Savannas are located on either side of the equator in Africa, Australia, India and South America. They are located near tropical forests and deserts.
The African savanna takes up almost half of the continent occupying approximately 5 million square miles and can receive 15-25 inches of rain per month during the rainy season. There are numerous animal and bird species that make this their home. The Serengetti Plains in Tanzania contain 45 species of mammals, almost 500 species of birds, and 55 species of acacia.
Savannas in Australia contain eucalyptus rather than acacia trees and kangaroos, with very few other species found here.
In some parts of South America savannas are also known as llanos, located in Columbia, Venezuela, and Brazil occupying 2.5 million square km, approximately 25% of the size of Canada.
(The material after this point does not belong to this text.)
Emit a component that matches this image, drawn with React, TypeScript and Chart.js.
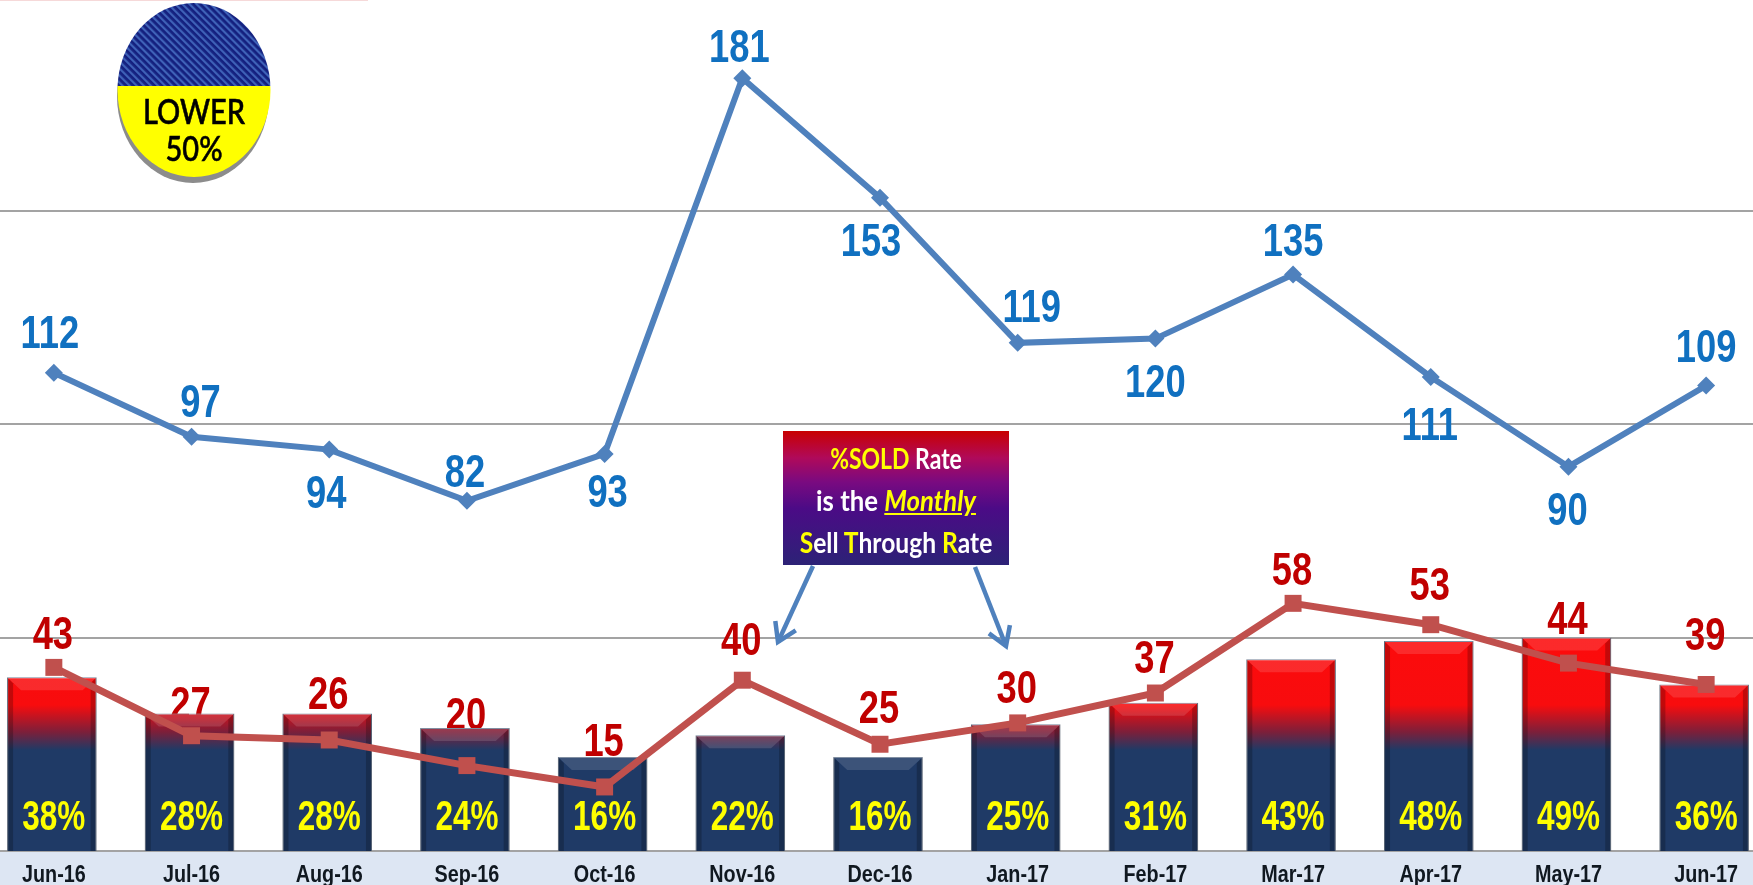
import React, { useEffect, useRef } from "react";
import { Chart, registerables } from "chart.js";

Chart.register(...registerables);

const months = ["Jun-16","Jul-16","Aug-16","Sep-16","Oct-16","Nov-16","Dec-16","Jan-17","Feb-17","Mar-17","Apr-17","May-17","Jun-17"];
const blueSeries = [112,97,94,82,93,181,153,119,120,135,111,90,109];
const redSeries = [43,27,26,20,15,40,25,30,37,58,53,44,39];
const soldRate = [38,28,28,24,16,22,16,25,31,43,48,49,36];

// label placement relative to each point, in pixels
const blueLabelDx = [-4,9,-3,-2,3,-3,-9,14,0,0,-1,-1,0];
const blueLabelDy = [-37,-32,46,-27,40,-29,46,-34,46,-31,50,46,-36];
const redLabelDy = [-31,-29,-44,-48,-44,-38,-34,-33,-33,-31,-37,-42,-47];

const SANS = '"Liberation Sans", Arial, sans-serif';

function drawText(
  c: CanvasRenderingContext2D,
  text: string,
  x: number,
  y: number,
  font: string,
  color: string,
  squeeze: number
) {
  c.save();
  c.translate(x, y);
  c.scale(squeeze, 1);
  c.font = font;
  c.fillStyle = color;
  c.textAlign = "center";
  c.textBaseline = "middle";
  c.fillText(text, 0, 0);
  c.restore();
}

const bandPlugin = {
  id: "band",
  beforeDraw(chart: any) {
    const { ctx, chartArea, width, height } = chart;
    ctx.save();
    ctx.fillStyle = "#ffffff";
    ctx.fillRect(0, 0, width, height);
    ctx.fillStyle = "#dde6f3";
    ctx.fillRect(0, chartArea.bottom, width, height - chartArea.bottom);
    ctx.restore();
  },
};

const BAR_SHIFT = -2;

const labelPlugin = {
  id: "labels",
  beforeDatasetsDraw(chart: any) {
    // red values sit behind the bars
    const { ctx } = chart;
    chart.getDatasetMeta(1).data.forEach((p: any, i: number) => {
      drawText(ctx, String(redSeries[i]), p.x - 1, p.y + redLabelDy[i], `bold 46px ${SANS}`, "#c00000", 0.79);
    });
  },
  beforeDatasetDraw(chart: any, args: any) {
    if (args.index === 2) {
      chart.ctx.save();
      chart.ctx.translate(BAR_SHIFT, 0);
    }
  },
  afterDatasetDraw(chart: any, args: any) {
    if (args.index !== 2) return;
    const { ctx } = chart;
    args.meta.data.forEach((b: any) => {
      const l = b.x - b.width / 2;
      const r = b.x + b.width / 2;
      const t = b.y;
      const bot = b.base;
      const s = 6;
      ctx.fillStyle = "rgba(255,255,255,0.13)";
      ctx.beginPath();
      ctx.moveTo(l, t);
      ctx.lineTo(r, t);
      ctx.lineTo(r - 14, t + 13);
      ctx.lineTo(l + 14, t + 13);
      ctx.closePath();
      ctx.fill();
      ctx.fillStyle = "rgba(0,0,0,0.22)";
      ctx.beginPath();
      ctx.moveTo(l, t);
      ctx.lineTo(l + s, t + 6);
      ctx.lineTo(l + s, bot);
      ctx.lineTo(l, bot);
      ctx.closePath();
      ctx.fill();
      ctx.beginPath();
      ctx.moveTo(r, t);
      ctx.lineTo(r - s, t + 6);
      ctx.lineTo(r - s, bot);
      ctx.lineTo(r, bot);
      ctx.closePath();
      ctx.fill();
    });
    ctx.restore();
  },
  afterDatasetsDraw(chart: any) {
    const { ctx, chartArea } = chart;
    const blue = chart.getDatasetMeta(0).data;
    blue.forEach((p: any, i: number) => {
      drawText(ctx, String(blueSeries[i]), p.x + blueLabelDx[i], p.y + blueLabelDy[i], `bold 46px ${SANS}`, "#1070c0", 0.79);
    });
    soldRate.forEach((v, i) => {
      drawText(ctx, `${v}%`, blue[i].x, chartArea.bottom - 33, `bold 42px ${SANS}`, "#ffff00", 0.75);
    });
  },
  afterDraw(chart: any) {
    const { ctx, chartArea, height } = chart;
    const x = chart.scales.x;
    x.ticks.forEach((_: any, i: number) => {
      const label = x.getLabelForValue(i);
      drawText(ctx, label, x.getPixelForTick(i), (chartArea.bottom + height) / 2 + 8, `bold 23px ${SANS}`, "#101820", 0.86);
    });
  },
};

export default function App() {
  const ref = useRef<HTMLCanvasElement>(null);
  useEffect(() => {
    const canvas = ref.current!;
    const c = canvas.getContext("2d")!;
    const grad = c.createLinearGradient(0, 603, 0, 753);
    grad.addColorStop(0, "#ff0a0a");
    grad.addColorStop(0.7, "#f80c0e");
    grad.addColorStop(0.88, "#7c1f3a");
    grad.addColorStop(1, "#1f3a66");
    const chart = new Chart(canvas, {
      type: "bar",
      data: {
        labels: months,
        datasets: [
          {
            type: "line",
            data: blueSeries,
            yAxisID: "y",
            order: 1,
            borderColor: "#4f81bd",
            backgroundColor: "#4f81bd",
            borderWidth: 6,
            pointStyle: "rectRot",
            pointRadius: 9,
            pointBorderWidth: 0,
            tension: 0,
          },
          {
            type: "line",
            data: redSeries,
            yAxisID: "y",
            order: 0,
            borderColor: "#c0504d",
            backgroundColor: "#c0504d",
            borderWidth: 7,
            pointStyle: "rect",
            pointRadius: 12,
            pointBorderWidth: 0,
            tension: 0,
          },
          {
            type: "bar",
            data: soldRate,
            yAxisID: "y1",
            order: 2,
            base: -10,
            backgroundColor: grad,
            borderColor: "#6f7f95",
            borderWidth: 1,
            barPercentage: 0.65,
            categoryPercentage: 1,
          },
        ] as any,
      },
      options: {
        responsive: false,
        animation: false,
        layout: { padding: 0, autoPadding: false },
        plugins: { legend: { display: false }, tooltip: { enabled: false } },
        scales: {
          x: {
            grid: { display: false },
            border: { display: false },
            afterFit: (s: any) => {
              s.height = 34;
            },
            ticks: { display: false, autoSkip: false },
          },
          y: {
            min: 0,
            max: 200,
            border: { display: false },
            grid: { color: "#a3a3a3", lineWidth: 2, drawTicks: false },
            ticks: { display: false, stepSize: 50 },
            afterFit: (s: any) => {
              s.width = 0;
            },
          },
          y1: {
            display: false,
            min: -10,
            max: 226,
          },
        },
      } as any,
      plugins: [bandPlugin, labelPlugin],
    });
    return () => chart.destroy();
  }, []);

  const noteLine = (squeeze: number): React.CSSProperties => ({
    height: 42,
    lineHeight: "42px",
    whiteSpace: "nowrap",
    transform: `scaleX(${squeeze})`,
  });
  const gold: React.CSSProperties = { color: "#ffff00" };
  return (
    <div style={{ position: "fixed", left: 0, top: 0, width: 1753, height: 885, overflow: "hidden", background: "#fff" }}>
      <canvas ref={ref} width={1790} height={888} style={{ position: "absolute", left: -15, top: -3, display: "block" }} />
      <div style={{ position: "absolute", left: 0, top: 0, width: 368, height: 1, background: "#f6d9d9" }} />

      <svg width={1753} height={885} style={{ position: "absolute", left: 0, top: 0 }}>
        <defs>
          <pattern id="stripes" width="5" height="5" patternUnits="userSpaceOnUse" patternTransform="rotate(-45)">
            <rect width="5" height="5" fill="#14207f" />
            <rect width="2.2" height="5" fill="#3f62b8" />
          </pattern>
          <clipPath id="disc">
            <ellipse cx="194" cy="90" rx="76.5" ry="87" />
          </clipPath>
          <marker id="head" markerWidth="7" markerHeight="7" refX="6" refY="3.5" orient="auto" markerUnits="strokeWidth">
            <path d="M2,1 L6,3.5 L2,6" fill="none" stroke="#4f81bd" strokeWidth="1" />
          </marker>
        </defs>
        <ellipse cx="193" cy="96" rx="76" ry="87" fill="#8c8c8c" />
        <g clipPath="url(#disc)">
          <rect x="117" y="0" width="154" height="86" fill="url(#stripes)" />
          <rect x="117" y="86" width="154" height="95" fill="#ffff00" />
        </g>
        <text x="194" y="124" textAnchor="middle" fontFamily="Lato" fontWeight="500" fontSize="34" fill="#000" stroke="#000" strokeWidth="0.6" textLength="102" lengthAdjust="spacingAndGlyphs">LOWER</text>
        <text x="194" y="161" textAnchor="middle" fontFamily="Lato" fontWeight="500" fontSize="35" fill="#000" stroke="#000" strokeWidth="0.6" textLength="57" lengthAdjust="spacingAndGlyphs">50%</text>
        <line x1="813" y1="566" x2="778" y2="642" stroke="#4f81bd" strokeWidth="4.5" markerEnd="url(#head)" />
        <line x1="975" y1="567" x2="1006" y2="646" stroke="#4f81bd" strokeWidth="4.5" markerEnd="url(#head)" />
      </svg>

      <div
        style={{
          position: "absolute",
          left: 783,
          top: 431,
          width: 226,
          height: 134,
          paddingTop: 6,
          boxSizing: "border-box",
          background: "linear-gradient(#c80000 0%, #b00a5a 20%, #7a0a80 38%, #4b0b86 58%, #2c2276 100%)",
          color: "#fff",
          fontFamily: "Lato",
          fontWeight: 700,
          fontSize: 28,
          textAlign: "center",
        }}
      >
        <div style={noteLine(0.82)}>
          <span style={gold}>%SOLD</span> Rate
        </div>
        <div style={noteLine(0.92)}>
          is the <span style={{ ...gold, fontStyle: "italic", textDecoration: "underline" }}>Monthly</span>
        </div>
        <div style={noteLine(0.88)}>
          <span style={gold}>S</span>ell <span style={gold}>T</span>hrough <span style={gold}>R</span>ate
        </div>
      </div>
    </div>
  );
}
In Columbia and Venezuela these areas are prone to flooding, resulting in plants that can live in standing water and animals such as the capybara and marsh deer. Overall there is less plant and animal diversity in this type of savanna.
In Brazil the savanna is more commonly called the cerrado and often contains short twisted trees. This is one of the most biodiversity rich savannas with over 935 bird species, 300 mammals, and 10,000 plant species, many of which are only found here. The cerrado covers almost 500 million acres of Brazil, about three times the size of Texas, and feeds three of the major water basins in South America: Amazon, Paraguay, and Sao Francisco rivers.
Why are Savannas important to protect?
Savannas are important to protect because they are rich in biodiversity. They are home to some of the world’s most exotic animals and birds. Savannas are located in migration corridors of animals and birds and contain some of the world’s largest watersheds. Savannas also act as carbon sinks, absorbing the carbon dioxide from the atmosphere and helping to keep global temperatures in balance.
When are Savannas under threat?
Savannas are under threat from poaching, overgrazing, land conversion, and tourism. Poaching is a problem especially in African savannas where the trade in animals, their horns and hides can fetch a lot of money. Allowing livestock to overgraze in Savannas can destroy the plants that sustain the native animals. This destroys the delicate balance of plants ability to regenerate fast enough and can result in desertification. About 16 percent of tropical grasslands have been converted to agriculture or urban development. Both agriculture and land development destroy the habitat of animals, plants, and trees forever. Savannas are also under threat from tourism. African safari’s have become popular travel destinations and can ruin the natural habitat. In an attempt to counter the impacts of tourism, eco-friendly tourism promotes safari experiences at sustainable lodges in nature preserves, while providing an alternate form of income for the locals rather than poaching.
Who is protecting Savannas?
The Nature Conservancy has been working to protect the Brazilian Cerrado through partnership with the NGO’s, local governments, farmers, ranchers, agriculture community to create sustainable grazing and agriculture programs which won’t deplete the land and to create protected land set-asides to preserve millions of acres.
Nature Conservancy in partnership with Colombian National Natural Parks Agency and WWF Colombia is supporting the declaration of a new 63,000-acre protected area in the province of Casanare in northeastern Colombia.
Singita has a bold mission of developing eco-lodges in some of Africa’s most pristine and unspoiled corridors. They have preserved over half a million acres of African land and have carefully designed their lodges to utilize sustainable operating practices, employ locals and provide opportunities for them to preserve their environment for future generations.
How can we protect the Savanna?
There are several ways you can protect savannas around the world: respect and conserve grasslands where you live: learn about Savannas and teach others about them, there is a common misconception that they aren’t as important forests or wetlands; volunteer for a Savanna restoration project; and support conservation organizations that protect savannas and the plants and animals that depend on them. If you travel to a savanna region patronize companies that offer eco-friendly tourism that fund preservation of these natural environments.